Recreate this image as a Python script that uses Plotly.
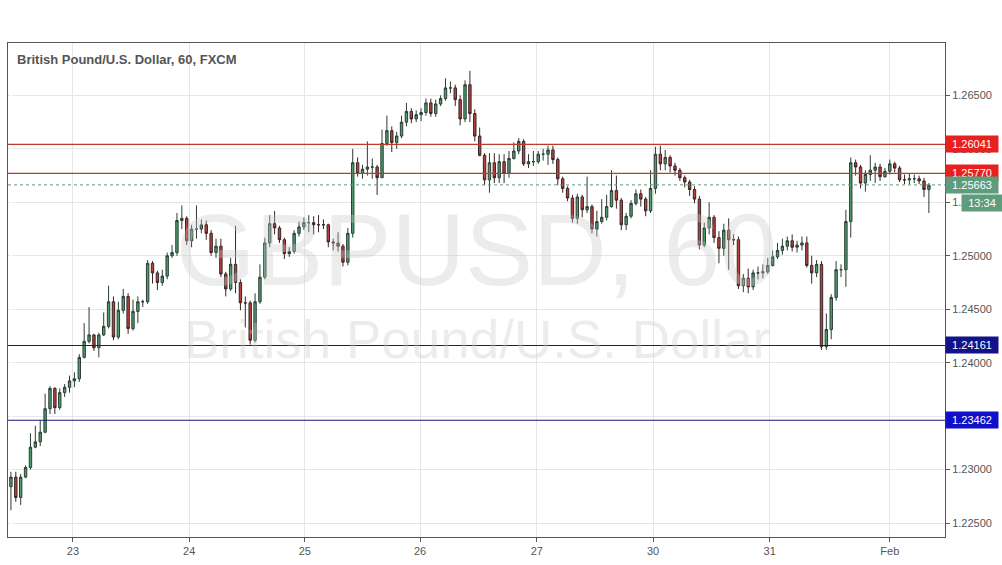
import plotly.graph_objects as go

# hourly GBP/USD candles (first open, then closes, highs, lows)
first_open = 1.2284
closes = [
    1.2293, 1.2274, 1.2293, 1.2302, 1.2321, 1.2326, 1.2335, 1.2357, 1.2376, 1.2358,
    1.2372, 1.2377, 1.2383, 1.2385, 1.2405, 1.2420, 1.2426, 1.2414, 1.2426, 1.2434,
    1.2457, 1.2424, 1.2449, 1.2462, 1.2432, 1.2448, 1.2457, 1.2457, 1.2493, 1.2484,
    1.2475, 1.2481, 1.2500, 1.2503, 1.2533, 1.2535, 1.2514, 1.2525, 1.2525, 1.2529,
    1.2521, 1.2503, 1.2509, 1.2483, 1.2469, 1.2492, 1.2475, 1.2456, 1.2456, 1.2421,
    1.2457, 1.2480, 1.2512, 1.2530, 1.2526, 1.2515, 1.2502, 1.2504, 1.2521, 1.2527,
    1.2531, 1.2531, 1.2529, 1.2529, 1.2529, 1.2513, 1.2512, 1.2509, 1.2494, 1.2521,
    1.2587, 1.2577, 1.2581, 1.2583, 1.2583, 1.2573, 1.2605, 1.2617, 1.2606, 1.2612,
    1.2625, 1.2635, 1.2628, 1.2632, 1.2634, 1.2643, 1.2633, 1.2642, 1.2647, 1.2657,
    1.2657, 1.2646, 1.2628, 1.2660, 1.2633, 1.2612, 1.2594, 1.2571, 1.2587, 1.2573,
    1.2588, 1.2577, 1.2591, 1.2598, 1.2607, 1.2586, 1.2588, 1.2588, 1.2595, 1.2595,
    1.2599, 1.2590, 1.2572, 1.2563, 1.2554, 1.2535, 1.2555, 1.2543, 1.2546, 1.2525,
    1.2532, 1.2536, 1.2546, 1.2561, 1.2552, 1.2529, 1.2537, 1.2549, 1.2558, 1.2553,
    1.2542, 1.2563, 1.2595, 1.2586, 1.2592, 1.2584, 1.2580, 1.2573, 1.2569, 1.2562,
    1.2553, 1.2510, 1.2526, 1.2536, 1.2517, 1.2507, 1.2524, 1.2515, 1.2515, 1.2472,
    1.2479, 1.2471, 1.2484, 1.2484, 1.2485, 1.2491, 1.2499, 1.2505, 1.2509, 1.2514,
    1.2508, 1.2510, 1.2512, 1.2491, 1.2484, 1.2492, 1.2415, 1.2431, 1.2461, 1.2487,
    1.2487, 1.2532, 1.2587, 1.2583, 1.2568, 1.2576, 1.2580, 1.2583, 1.2574, 1.2579,
    1.2586, 1.2582, 1.2571, 1.2571, 1.2572, 1.2572, 1.2570, 1.2562, 1.2566,
]
highs = [
    1.2298, 1.2298, 1.2296, 1.2304, 1.2334, 1.2341, 1.2346, 1.2371, 1.2378, 1.2377,
    1.2376, 1.2380, 1.2388, 1.2391, 1.2408, 1.2437, 1.2452, 1.2427, 1.2428, 1.2447,
    1.2472, 1.2462, 1.2457, 1.2469, 1.2465, 1.2459, 1.2462, 1.2459, 1.2496, 1.2495,
    1.2486, 1.2487, 1.2503, 1.2510, 1.2540, 1.2547, 1.2537, 1.2529, 1.2547, 1.2534,
    1.2533, 1.2524, 1.2516, 1.2516, 1.2485, 1.2498, 1.2528, 1.2478, 1.2462, 1.2458,
    1.2465, 1.2492, 1.2517, 1.2538, 1.2542, 1.2528, 1.2517, 1.2508, 1.2524, 1.2532,
    1.2536, 1.2538, 1.2537, 1.2538, 1.2534, 1.2530, 1.2516, 1.2522, 1.2511, 1.2526,
    1.2600, 1.2592, 1.2585, 1.2607, 1.2591, 1.2585, 1.2618, 1.2631, 1.2621, 1.2616,
    1.2631, 1.2643, 1.2638, 1.2636, 1.2638, 1.2647, 1.2647, 1.2646, 1.2650, 1.2666,
    1.2663, 1.2660, 1.2650, 1.2664, 1.2673, 1.2637, 1.2620, 1.2596, 1.2596, 1.2596,
    1.2595, 1.2595, 1.2598, 1.2606, 1.2610, 1.2609, 1.2595, 1.2598, 1.2598, 1.2600,
    1.2603, 1.2603, 1.2592, 1.2574, 1.2565, 1.2557, 1.2558, 1.2557, 1.2574, 1.2548,
    1.2542, 1.2553, 1.2557, 1.2580, 1.2575, 1.2554, 1.2540, 1.2552, 1.2562, 1.2562,
    1.2555, 1.2580, 1.2602, 1.2603, 1.2599, 1.2594, 1.2587, 1.2582, 1.2575, 1.2571,
    1.2565, 1.2556, 1.2531, 1.2550, 1.2538, 1.2523, 1.2530, 1.2535, 1.2520, 1.2518,
    1.2483, 1.2488, 1.2487, 1.2490, 1.2492, 1.2498, 1.2505, 1.2512, 1.2516, 1.2518,
    1.2520, 1.2514, 1.2518, 1.2518, 1.2500, 1.2496, 1.2495, 1.2446, 1.2464, 1.2495,
    1.2492, 1.2543, 1.2592, 1.2590, 1.2585, 1.2580, 1.2594, 1.2587, 1.2586, 1.2582,
    1.2590, 1.2588, 1.2584, 1.2576, 1.2577, 1.2576, 1.2575, 1.2573, 1.2568,
]
lows = [
    1.2262, 1.2270, 1.2267, 1.2292, 1.2300, 1.2320, 1.2322, 1.2334, 1.2352, 1.2352,
    1.2356, 1.2368, 1.2372, 1.2377, 1.2382, 1.2404, 1.2418, 1.2411, 1.2405, 1.2425,
    1.2432, 1.2421, 1.2422, 1.2446, 1.2427, 1.2430, 1.2437, 1.2452, 1.2455, 1.2474,
    1.2468, 1.2472, 1.2478, 1.2498, 1.2500, 1.2525, 1.2510, 1.2508, 1.2516, 1.2521,
    1.2515, 1.2500, 1.2498, 1.2480, 1.2462, 1.2467, 1.2465, 1.2449, 1.2433, 1.2417,
    1.2419, 1.2455, 1.2478, 1.2508, 1.2520, 1.2512, 1.2497, 1.2499, 1.2502, 1.2518,
    1.2524, 1.2522, 1.2520, 1.2522, 1.2525, 1.2508, 1.2505, 1.2504, 1.2490, 1.2491,
    1.2517, 1.2574, 1.2572, 1.2575, 1.2572, 1.2557, 1.2573, 1.2603, 1.2597, 1.2600,
    1.2610, 1.2621, 1.2624, 1.2625, 1.2626, 1.2631, 1.2630, 1.2630, 1.2640, 1.2645,
    1.2652, 1.2640, 1.2622, 1.2625, 1.2625, 1.2607, 1.2593, 1.2566, 1.2559, 1.2568,
    1.2568, 1.2568, 1.2573, 1.2590, 1.2595, 1.2584, 1.2582, 1.2584, 1.2586, 1.2589,
    1.2585, 1.2586, 1.2566, 1.2559, 1.2551, 1.2531, 1.2530, 1.2536, 1.2540, 1.2521,
    1.2518, 1.2530, 1.2533, 1.2545, 1.2544, 1.2524, 1.2524, 1.2535, 1.2547, 1.2546,
    1.2537, 1.2540, 1.2558, 1.2580, 1.2580, 1.2578, 1.2575, 1.2570, 1.2564, 1.2556,
    1.2549, 1.2506, 1.2508, 1.2520, 1.2512, 1.2493, 1.2500, 1.2487, 1.2510, 1.2469,
    1.2466, 1.2465, 1.2468, 1.2478, 1.2479, 1.2483, 1.2490, 1.2497, 1.2501, 1.2505,
    1.2504, 1.2503, 1.2505, 1.2489, 1.2474, 1.2480, 1.2412, 1.2412, 1.2422, 1.2458,
    1.2480, 1.2471, 1.2517, 1.2575, 1.2563, 1.2560, 1.2570, 1.2568, 1.2570, 1.2573,
    1.2576, 1.2578, 1.2569, 1.2567, 1.2567, 1.2568, 1.2567, 1.2555, 1.2540,
]
opens = [first_open] + closes[:-1]
idx = list(range(len(closes)))

# day labels along the bottom (candle index positions)
day_pos = [12.7, 36.5, 60.2, 83.8, 107.7, 131.5, 155.4, 180]
day_labels = ["23", "24", "25", "26", "27", "30", "31", "Feb"]

y_ticks = [1.225, 1.230, 1.235, 1.240, 1.245, 1.250, 1.255, 1.260, 1.265]

# horizontal levels: value, line colour, label colour
levels = [
    (1.26041, "#c0392b", "#e8201e"),
    (1.25770, "#c0392b", "#e8201e"),
    (1.24161, "#1a1a7a", "#12128a"),
    (1.23462, "#1a1a7a", "#1010c8"),
]
last_price = 1.25663

fig = go.Figure()
fig.add_trace(go.Candlestick(
    x=idx, open=opens, high=highs, low=lows, close=closes,
    increasing=dict(fillcolor="#4e9c72", line=dict(color="#2b3d33", width=1)),
    decreasing=dict(fillcolor="#b8423f", line=dict(color="#3a2424", width=1)),
    whiskerwidth=0, showlegend=False, hoverinfo="skip",
))

lbl_font = dict(color="white", size=11, family="Arial")
for val, lc, bc in levels:
    fig.add_hline(y=val, line=dict(color=lc, width=1.2))
    fig.add_annotation(xref="paper", x=1.0, xanchor="left", y=val, yref="y",
                       text=f"{val:.5f}", showarrow=False, bgcolor=bc,
                       font=lbl_font, borderpad=2, width=48)
fig.add_hline(y=last_price, line=dict(color="#5a9a7a", width=1, dash="dot"))
fig.add_annotation(xref="paper", x=1.0, xanchor="left", y=last_price, yref="y",
                   text=f"{last_price:.5f}", showarrow=False, bgcolor="#5f9c7c",
                   font=lbl_font, borderpad=2, width=48)
fig.add_annotation(xref="paper", x=1.017, xanchor="left", y=last_price - 0.0017, yref="y",
                   text="13:34", showarrow=False, bgcolor="#5f9c7c",
                   font=lbl_font, borderpad=2, width=36)

# watermark and title
fig.add_annotation(xref="paper", yref="y", x=0.5, y=1.2505, text="GBPUSD, 60",
                   showarrow=False, font=dict(size=102, color="rgba(200,200,200,0.35)",
                                              family="Arial"))
fig.add_annotation(xref="paper", yref="y", x=0.5, y=1.2422, text="British Pound/U.S. Dollar",
                   showarrow=False, font=dict(size=53, color="rgba(200,200,200,0.35)",
                                              family="Arial"))
fig.add_annotation(xref="paper", yref="paper", x=0.007, y=0.985, xanchor="left", yanchor="top",
                   text="<b>British Pound/U.S. Dollar, 60, FXCM</b>", showarrow=False,
                   font=dict(size=13, color="#555", family="Arial"))

fig.update_layout(
    width=1002, height=565,
    margin=dict(l=8, r=57, t=43, b=28),
    paper_bgcolor="white", plot_bgcolor="white",
    xaxis=dict(range=[-0.6, 191.3], tickvals=day_pos, ticktext=day_labels,
               rangeslider=dict(visible=False), showgrid=True, gridcolor="#e6e6e6",
               ticks="outside", ticklen=4, tickcolor="#555", showline=True,
               linecolor="#555", mirror=True, tickfont=dict(size=11, color="#555", family="Arial")),
    yaxis=dict(range=[1.2237, 1.2699], side="right", tickvals=y_ticks,
               tickformat=".5f", showgrid=True, gridcolor="#e6e6e6",
               ticks="outside", ticklen=4, tickcolor="#555", showline=True,
               linecolor="#555", mirror=True, tickfont=dict(size=11, color="#555", family="Arial")),
)
fig.write_html("out.html", config={"displayModeBar": False},
               post_script="document.body.style.margin='0';")
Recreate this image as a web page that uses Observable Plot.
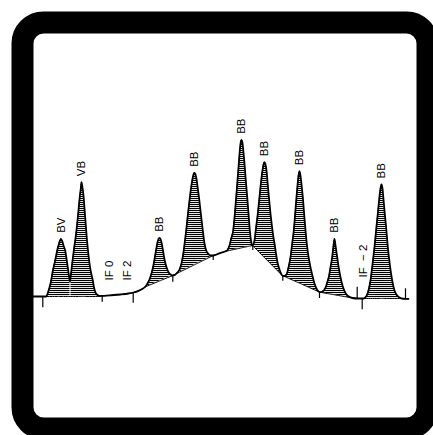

GIVEN EXERCISE | Collect the lines that hold "uses".

COMPLETED EXERCISE |
Recreate this image as a Python script that uses Plotly.
Recreate this image as a web page that uses Observable Plot.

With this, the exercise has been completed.